UK 2018          123 minutes

Director:          Mike Newell

Starring:            Lily James, Michel Huisman, Glen Powell, Jessica Brown Findlay, Katherine Parkinson, Matthew Goode, Tom Courtenay and Penelope Wilton





“Buoyed by a reliably appealing star turn from [Lily] James, this handsome tearjerker mostly sidesteps the tweeness of its title to become, somehow, both an old-fashioned romance and a detective story trumpeting gender equality.”



Harry Windsor, The Hollywood Reporter



In 1946 author Juliet Ashton (Lily James) decides to visit the island of Guernsey after Dawsey Adams (Michel Huisman), a local man with whom she has been in correspondence, tells her about The Guernsey Literary and Potato Peel Pie Society which had been established during the Nazi occupation of the island. Juliet plans to write just about the Society but gradually she begins to be drawn into island life as she learns what happened there during the war.



The film is an adaptation of the epistolary novel by Mary Ann Shaffer and Annie Burrows: Shaffer had been fascinated by the Nazi occupation of Guernsey and had spent years researching the subject before beginning to write the novel but then became too ill to finish it. Annie Burrows is Shaffer’s niece and, as a successful author in her own right, was able to take over the novel and complete it ready for publication after which it became a global best-seller.
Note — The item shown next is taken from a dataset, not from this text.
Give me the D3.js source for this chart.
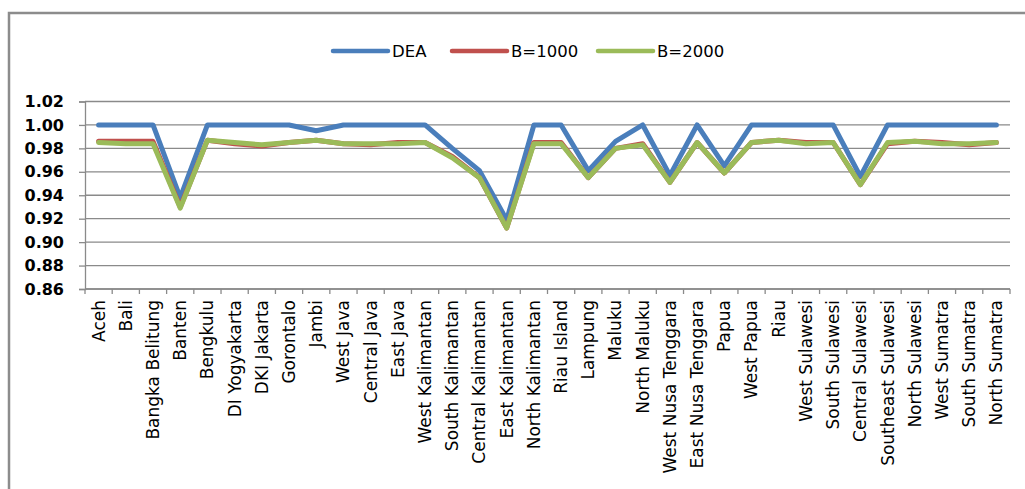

Kate Winslet had initially been cast in the role of Juliet but had to drop out when production of the film was delayed. Subsequently both Michelle Dockery and Rosamund Pike were approached to take on the leading role before Lily Jams was finally cast. Lily James made her name in Downton Abbey which also included Jessica Brown Findlay, Matthew Goode and Penelope Wilton, all of whom already had impressive stage and screen credits to their name, as regular cast members. However since her role in Downton Abbey Lily James has significantly extended her own list of credits with a series of major roles: she played the lead in the recent BBC adaptation of War and Peace, and after playing title role lead in Kenneth Branagh’s live action film of Cinderella (2015) she also appeared in Pride and Prejudice and Zombies (2016), Darkest Hour (2017) and, most recently, as young Donna in Mamma Mia! Here We Go Again (2018).



Mike Newell started his career in television where his early work includes Dance with a Stranger (1985) Enchanted April (1992) and Into the West (1992). He came to international prominence in the cinema with Four Weddings and a Funeral (1994), and since then his eclectic career has included literary adaptations such as An Awfully Big Adventure (1995), Love in the Time of Cholera (2007) and Great Expectations (2012) as well as blockbusters such as Harry Potter and the Goblet of Fire (2005) and Prince of Persia: The Sands of Time (2010). His future projects include an untitled film about the death of Alexander Litvinenko as well as a new version of The Day of the Triffids.